Multiple theories about bitcoin surge

There have been other theories. One analyst, Tone Vay, suggests there is no particular trigger; it’s just normal speculation: “Shorts are liquidated, there were short squeezes, more people jumped onto the hype, and a lot of news media always look for a trigger to cause big drops and big rises. I would say more than half the time they are just trying to match news to something that it did not necessarily need news to happen.” Bloomberg also put forward the idea that it could be down to algorithmic trading. This is a method where automated software detects trends and determines when trades should be made. And Reuters suggested that a 20,000 BTC order was spread across United States-based crypto exchanges Coinbase and Kraken, as well as Luxembourg’s Bitstamp was the trigger for the surge. Some even connected it to the UK’s interminable Brexit situation and to people selling off GBP in case the UK crashes out of the EU and the Pound falls through the floor.

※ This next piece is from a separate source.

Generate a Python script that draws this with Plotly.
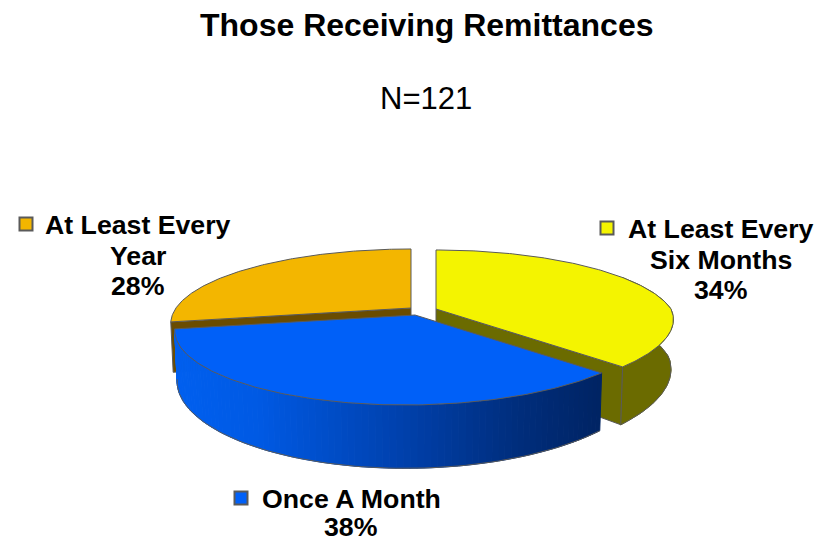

Meanwhile the bulls were in the press talking about the end of the so-called ‘Crypto Winter’ and predictions about bitcoin hitting big figures were in the headlines.

 

The problem for the average person looking at the bitcoin market is this: who should you believe? It really is a tough call, even for those who know the market fairly well.

 

Not everyone is bullish on bitcoin

And then there are those who will tell you not to trust in what you are seeing. Brendan Coffey at Forbes claims that the “smart money” expects bitcoin to drop. He points to the  weekly Commitment of Traders  report from the Commodity Futures Trading Commission. This says “says that while small speculators (classified as non-reportable in the report) increased their long positions 18% and shrunk their short positions 27% compared to last week, large traders – hedge funds and other large speculators – raised their short bets almost 45%.” Also, large trader long positions in bitcoin were trimmed back by 24% this week, which is a bearish manoeuvre.

 

What does this mean for the price of bitcoin. Coffey suggests it may not create a big rise or fall. However, he does advise taking a look at the last bitcoin rally in 2017, when bitcoin futures first launched as well. These futures allowed people who were sceptical about bitcoin to bet against it, and he indicates that while we are seeing short-term gains, the longer-term picture may prove more challenging. Why?  He says, “As a purely speculative investment with a heavy amount of non-trading professionals betting on it, bitcoin has tended to display classical chart patterns.” And according to his charts, there is still a “thick blue line of resistance” to overcome. That stands at about $6,000, “but expect the sellers to come in at $5,500 and continue to sell on moves into the $6,200 area,” Coffey says. His reasoning, which is perfectly logical, is that people who “got caught holding bitcoin when it plunged will want to get out with what they put in.”

 

The answer would seem to be that the current bitcoin rally is both fact and fantasy. Yes, we have seen it surge to over $5,000 from hovering around $4,000 just a few days earlier. The fantasy bit? It is going to be some time, if it ever happens, before it reaches $50,000, even if that is the prediction of a crypto guru!